Part of our fascination with the election of a pope is the opportunity we all have to meet someone real. Not the creation of a marketing campaign or focus groups, but someone we’ve never met before who has committed his life to something larger than himself and is defined by the web of those commitments. We don’t get the chance to meet someone new like this everyday.
As we were introduced to Francis, much of what we had been hearing about over the past couple of weeks seemed either wrong or irrelevant. It wasn’t about changes in doctrine, sex scandals, political intrigue or financial mismanagement. It turned out to be about somebody who seems to be wired completely differently.
Francis didn’t surge onto the balcony at St. Peters when he was introduced and make it about him. Instead he asked everyone assembled in the square for their prayers. After he was chosen, he didn’t take the throne above the other electors to accept their good wishes and fealty, but instead stood among them. When the cardinals toasted him at dinner he told them they might live to regret it.
He didn’t take the limo. He didn’t have someone pay his hotel bill for him in Rome, or book his own ticket home to Argentina: he did all those things himself. He cooks his own meals too. This is different, telling.
Prayerful. Humble. Inclusive. Identifying with the poor and weak more than with the powerful.
A branding campaign could have come up with those words for him, and scripted his rise—but it didn’t, and that’s part of what grabbed our attention. In an age when we package and re-package ourselves to achieve our objectives, it was compelling to meet someone new who just may be authentic, the real thing—instead of someone who is merely trying to appear that way.
Much has been made of his naming himself after St. Francis of Assisi, whose commitment to the poor and weak was a rebuke to the rich and powerful of his own time. By forging this connection, the new Francis has connected himself to something essential in the Church (it is the poor and the meek who shall inherit the earth after all). His own ministering to AIDs victims and prostitutes at the margins of society for more than 50 years also connects him.
In the end, we will know this new pope not only by what he does today and tomorrow, but also by what he has already done. Not the marketing of a life, but the living of a life that is connected to a web of obligations and commitments that speak eloquently about who you are.

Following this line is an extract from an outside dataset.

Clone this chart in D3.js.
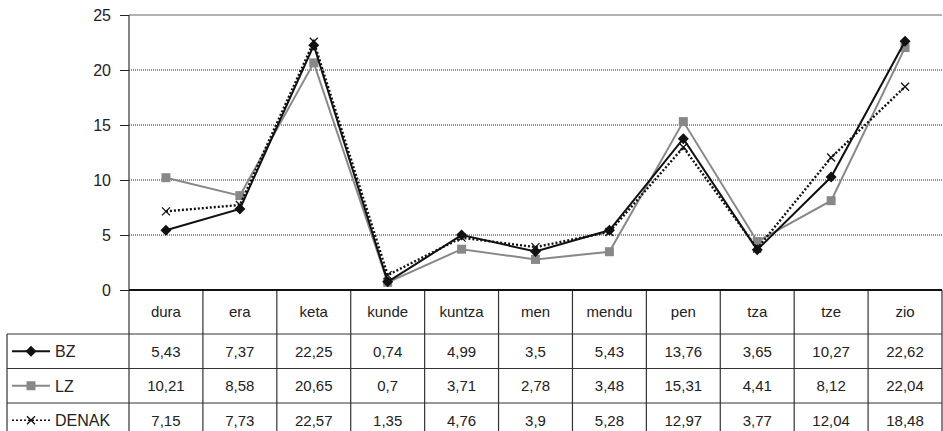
<!DOCTYPE html>
<html>
<head>
<meta charset="utf-8">
<script src="https://cdn.jsdelivr.net/npm/d3@7"></script>
<style>
  body { margin: 0; background: #fff; }
  svg text { font-family: "Liberation Sans", Arial, sans-serif; fill: #222; }
</style>
</head>
<body>
<div id="chart"></div>
<script>
// data
const categories = ['dura', 'era', 'keta', 'kunde', 'kuntza', 'men', 'mendu', 'pen', 'tza', 'tze', 'zio']
const bzValues = [5.43, 7.37, 22.25, 0.74, 4.99, 3.5, 5.43, 13.76, 3.65, 10.27, 22.62]
const lzValues = [10.21, 8.58, 20.65, 0.7, 3.71, 2.78, 3.48, 15.31, 4.41, 8.12, 22.04]
const denakValues = [7.15, 7.73, 22.57, 1.35, 4.76, 3.9, 5.28, 12.97, 3.77, 12.04, 18.48]
const yTicks = [0, 5, 10, 15, 20, 25]

const series = [
  { name: 'BZ', values: bzValues, color: '#111', dash: null, marker: 'diamond' },
  { name: 'LZ', values: lzValues, color: '#888', dash: null, marker: 'square' },
  { name: 'DENAK', values: denakValues, color: '#111', dash: '2,2', marker: 'cross' }
]

const width = 943, height = 431
const plotLeft = 129, plotRight = 942, plotTop = 15, plotBottom = 290
const headerH = 44, rowH = 34.5, legendLeft = 7

// format 5.43 => 5,43
function fmt(v) {
  return String(v).replace('.', ',')
}

const svg = d3.select('#chart').append('svg')
  .attr('width', width)
  .attr('height', height)

const x = d3.scaleBand()
  .domain(categories)
  .range([plotLeft, plotRight])

const y = d3.scaleLinear()
  .domain([0, 25])
  .range([plotBottom, plotTop])

// gridlines
svg.selectAll('.grid')
  .data(yTicks.filter(d => d > 0 && d < 25))
  .enter().append('line')
  .attr('x1', plotLeft).attr('x2', plotRight)
  .attr('y1', d => y(d)).attr('y2', d => y(d))
  .attr('stroke', '#222')
  .attr('stroke-width', 1)
  .attr('stroke-dasharray', '1,1')

svg.append('line')
  .attr('x1', plotLeft).attr('x2', plotRight)
  .attr('y1', y(25)).attr('y2', y(25))
  .attr('stroke', '#999').attr('stroke-width', 1.5)

// y axis
const yAxis = svg.append('g')
  .attr('transform', 'translate(' + plotLeft + ',0)')
  .call(d3.axisLeft(y).tickValues(yTicks).tickSize(9).tickPadding(9))
yAxis.select('.domain').remove()
yAxis.selectAll('line').attr('stroke', '#222')
yAxis.selectAll('text').style('font-size', '16px').style('fill', '#222')

// table
const g = svg.append('g').attr('stroke', '#333').attr('stroke-width', 1.2)

// vertical lines
g.append('line').attr('x1', plotLeft).attr('x2', plotLeft).attr('y1', plotTop).attr('y2', height)
categories.forEach(function (c) {
  const xe = x(c) + x.bandwidth()
  g.append('line').attr('x1', xe).attr('x2', xe).attr('y1', plotBottom).attr('y2', height)
})
g.append('line').attr('x1', legendLeft).attr('x2', legendLeft)
  .attr('y1', plotBottom + headerH).attr('y2', height)

// horizontal lines
g.append('line').attr('x1', plotLeft).attr('x2', plotRight).attr('y1', plotBottom).attr('y2', plotBottom)
  .attr('stroke', '#111').attr('stroke-width', 1.8)
for (let i = 0; i < 3; i++) {
  const yy = plotBottom + headerH + rowH * i
  g.append('line').attr('x1', legendLeft).attr('x2', plotRight).attr('y1', yy).attr('y2', yy)
}

// category labels
svg.selectAll('.cat')
  .data(categories)
  .enter().append('text')
  .attr('x', d => x(d) + x.bandwidth() / 2)
  .attr('y', plotBottom + headerH / 2 + 5)
  .attr('text-anchor', 'middle')
  .style('font-size', '15px')
  .text(d => d)

function drawMarker(sel, type, color) {
  if (type === 'diamond') {
    sel.append('path').attr('d', 'M0,-5.5L5.5,0L0,5.5L-5.5,0Z').attr('fill', color)
  } else if (type === 'square') {
    sel.append('rect').attr('x', -4.5).attr('y', -4.5).attr('width', 9).attr('height', 9).attr('fill', color)
  } else {
    sel.append('path').attr('d', 'M-4,-4L4,4M-4,4L4,-4').attr('stroke', color).attr('stroke-width', 1.3).attr('fill', 'none')
  }
}

const line = d3.line()
  .x((d, i) => x(categories[i]) + x.bandwidth() / 2)
  .y(d => y(d))

// draw LZ first so black lines sit on top
const drawOrder = [series[1], series[2], series[0]]
drawOrder.forEach(function (s) {
  svg.append('path')
    .datum(s.values)
    .attr('d', line)
    .attr('fill', 'none')
    .attr('stroke', s.color)
    .attr('stroke-width', s.dash ? 2.4 : 2)
    .attr('stroke-dasharray', s.dash)

  s.values.forEach(function (v, i) {
    const m = svg.append('g')
      .attr('transform', 'translate(' + (x(categories[i]) + x.bandwidth() / 2) + ',' + y(v) + ')')
    drawMarker(m, s.marker, s.color)
  })
})

// table rows
series.forEach(function (s, r) {
  const cy = plotBottom + headerH + rowH * r + rowH / 2
  // legend key
  svg.append('line')
    .attr('x1', 12).attr('x2', 50).attr('y1', cy).attr('y2', cy)
    .attr('stroke', s.color).attr('stroke-width', s.dash ? 1.6 : 2)
    .attr('stroke-dasharray', s.dash)
  const m = svg.append('g').attr('transform', 'translate(31,' + cy + ')')
  drawMarker(m, s.marker, s.color)
  svg.append('text')
    .attr('x', 55).attr('y', cy + 6)
    .style('font-size', '16px')
    .text(s.name)

  svg.selectAll('.v' + r)
    .data(s.values)
    .enter().append('text')
    .attr('x', (d, i) => x(categories[i]) + x.bandwidth() / 2)
    .attr('y', cy + 5.5)
    .attr('text-anchor', 'middle')
    .style('font-size', '15px')
    .text(d => fmt(d))
})
</script>
</body>
</html>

In this regard, as we meet Francis we should slso be wondering about his personal courage on behalf of two of his priests when they were fighting a repressive regime in Argentina several years ago. Whether he spoke truth to power in the way that he needed to is also at the core of his personal authority and authenticity. When the dust settles, he may need to find ways to have this conversation with us too. There are many ways he can put the issue behind him.
In the following weeks and months, I think we will also get to hear from him things we have not heard in a long time: the Church speaking about more than its own scandals and failings. By taking up the cause of social justice that extends from the first Francis through Ignatius (the founder of his Order) and now down to him, this new pope is committing himself, and hopefully the Church itself, to something deep and abiding that it is for.
We know only too well what the Church is against: married priests, women priests, homosexuality, the fallibility of the pope himself as teacher, and not against enough, namely some of its own failed priests. Against this backdrop, hearing in a clear and authentic voice what the Church is for is important.
This is not just about Catholics.
The whole world needs the Church of Yes and not merely the Church of No.